While in Miami, Gyllenhaal, soft spoken and polite, talked about the experience and his fierce commitment to the project.
“Southpaw” was shot a year ago. So how are you doing now?
I’m very well. When we wrapped, I’d been training for five months twice a day so I was physically and just, you know, emotionally exhausted. All the things my character went through. I’ve done a number of projects since then. Now I’m just traveling around the United States talking about the movie so that’s not very intense — sitting and talking. Compared to what most folks are doing around the world, I’m good. I’m very proud of the film, and I love reliving it. I can’t wait for people to see it.
A lot of prep went into this. How difficult was the process?
When I started I really didn’t know how to box. When I first met [director] Antoine Fuqua he said, ‘There have been a lot of boxing movies, and what I want for this one is to be different.

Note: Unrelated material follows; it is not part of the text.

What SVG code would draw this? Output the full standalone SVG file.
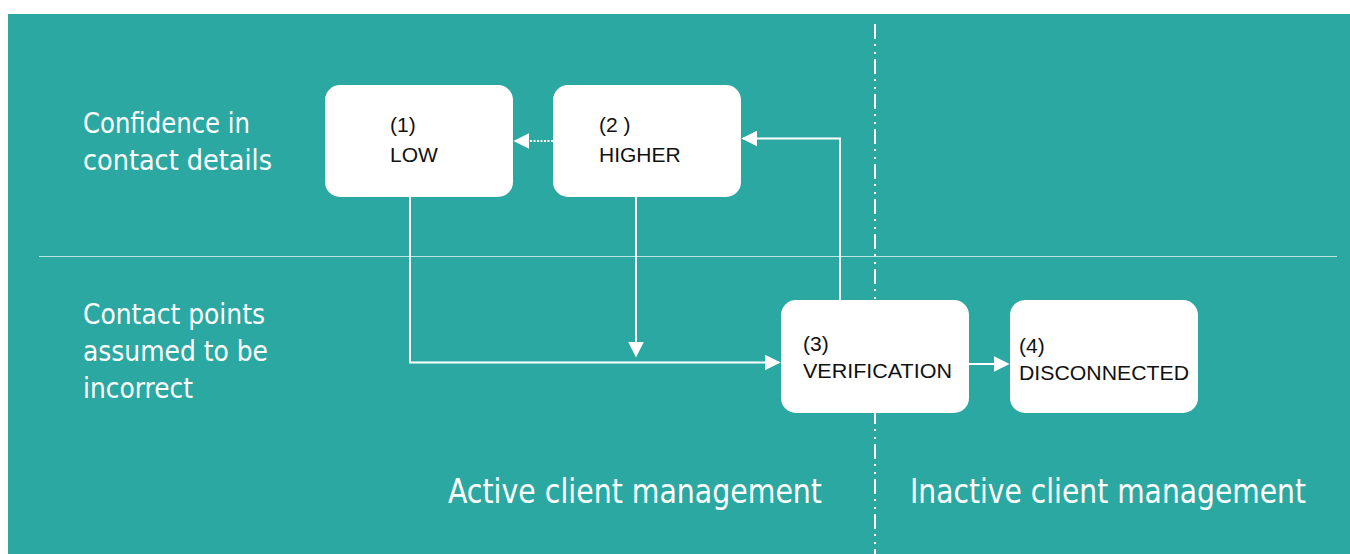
<svg xmlns="http://www.w3.org/2000/svg" width="1350" height="554" viewBox="0 0 1350 554">
<defs>
<style>
.box{fill:#ffffff}
.bt{font-family:"Liberation Sans",Arial,sans-serif;font-size:21px;fill:#111111}
.lab{font-family:"DejaVu Sans Condensed","DejaVu Sans",sans-serif;font-size:28px;fill:#ffffff}
.big{font-family:"DejaVu Sans Condensed","DejaVu Sans",sans-serif;font-size:33px;fill:#ffffff}
.con{fill:none;stroke:#ffffff;stroke-width:2}
</style>
<marker id="ah" viewBox="0 0 10 10" refX="9" refY="5" markerWidth="16" markerHeight="16" markerUnits="userSpaceOnUse" orient="auto">
<path d="M0,0 L10,5 L0,10 z" fill="#ffffff"/>
</marker>
</defs>
<rect x="0" y="0" width="1350" height="554" fill="#ffffff"/>
<rect x="8" y="14" width="1342" height="540" fill="#2ba8a2"/>
<line x1="39" y1="256.5" x2="1337" y2="256.5" stroke="#ffffff" stroke-opacity="0.7" stroke-width="1.2"/>
<line x1="875" y1="24" x2="875" y2="554" stroke="#ffffff" stroke-width="2" stroke-dasharray="15 5 2 6 2 5"/>
<g id="labels">
<text class="lab" x="83" y="133" textLength="167" lengthAdjust="spacingAndGlyphs">Confidence in</text>
<text class="lab" x="83" y="170" textLength="189" lengthAdjust="spacingAndGlyphs">contact details</text>
<text class="lab" x="83" y="324" textLength="182" lengthAdjust="spacingAndGlyphs">Contact points</text>
<text class="lab" x="83" y="361" textLength="185" lengthAdjust="spacingAndGlyphs">assumed to be</text>
<text class="lab" x="83" y="398" textLength="110" lengthAdjust="spacingAndGlyphs">incorrect</text>
<text class="big" x="448" y="503" textLength="374" lengthAdjust="spacingAndGlyphs">Active client management</text>
<text class="big" x="910" y="503" textLength="396" lengthAdjust="spacingAndGlyphs">Inactive client management</text>
</g>
<g id="connectors">
<polyline class="con" points="410,197 410,362.5 779,362.5" marker-end="url(#ah)"/>
<line class="con" x1="636" y1="197" x2="636" y2="356" marker-end="url(#ah)"/>
<polyline class="con" points="840,300 840,138.5 743,138.5" marker-end="url(#ah)"/>
<line class="con" x1="553" y1="141" x2="515" y2="141" stroke-dasharray="2 1.5" marker-end="url(#ah)"/>
<line class="con" x1="969" y1="364" x2="1008" y2="364" marker-end="url(#ah)"/>
</g>
<g id="node-low">
<rect class="box" x="325" y="85" width="188" height="112" rx="15"/>
<text class="bt" x="390" y="132">(1)</text>
<text class="bt" x="390" y="162">LOW</text>
</g>
<g id="node-higher">
<rect class="box" x="553" y="85" width="188" height="112" rx="15"/>
<text class="bt" x="599" y="132">(2 )</text>
<text class="bt" x="599" y="162">HIGHER</text>
</g>
<g id="node-verification">
<rect class="box" x="781" y="300" width="188" height="113" rx="15"/>
<text class="bt" x="803" y="351">(3)</text>
<text class="bt" x="803" y="378" textLength="149" lengthAdjust="spacingAndGlyphs">VERIFICATION</text>
</g>
<g id="node-disconnected">
<rect class="box" x="1010" y="300" width="188" height="113" rx="15"/>
<text class="bt" x="1019" y="353">(4)</text>
<text class="bt" x="1019" y="380" textLength="170" lengthAdjust="spacingAndGlyphs">DISCONNECTED</text>
</g>
</svg>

I want to shoot it like an HBO fight.’ He didn’t want a close-up after a fake punch. He didn’t want stunt doubles. I was terrified because I didn’t want to look like a fool in the ring. I quickly realized I was actually going to have to learn the sport. I knew I was in for it!
So you probably have the skills to beat someone up right now, right?
Well, now that you mention it, probably. I learned five different styles to incorporate into the choreography. So I do know what I’m doing. It was a question of me learning how to box. I think everyone knows ultimately how to get fit. That’s a pretty simple equation. But to look like a professional fighter I would have to learn how to protect myself since Antoine really wanted people to throw punches. So there was counterpunching; then more of a flicking, jabbing style; as well as footwork and defensive techniques.
So how badly were you hurt?
I got punched. Often. But that’s really motivating. I was looking for a sense of reality; at least I know Antoine was. Body shots are not my favorite thing. They’re the worst, actually, and usually why people go down. Being hit in the face is not as bad. Getting hurt, that was inevitable. But I think boxing is a wonderful outlet for kids. It’s a great sport to learn in order to understand the connection between the mind and the body. It gave me a confidence that I now bring into everything I do in my career.
What was the chemistry like on set?
The girl who plays my daughter [Oona Laurence, Penny Dreadful] was a lovely young actress. I mean, she is so talented that she would often take the lead and guide me. Our scenes together, you see the movie is really about family. And Forest Whitaker — for him to play my coach you needed to have a sense of someone you admire and who’s wiser than you. And that’s who he is. He’s a legend.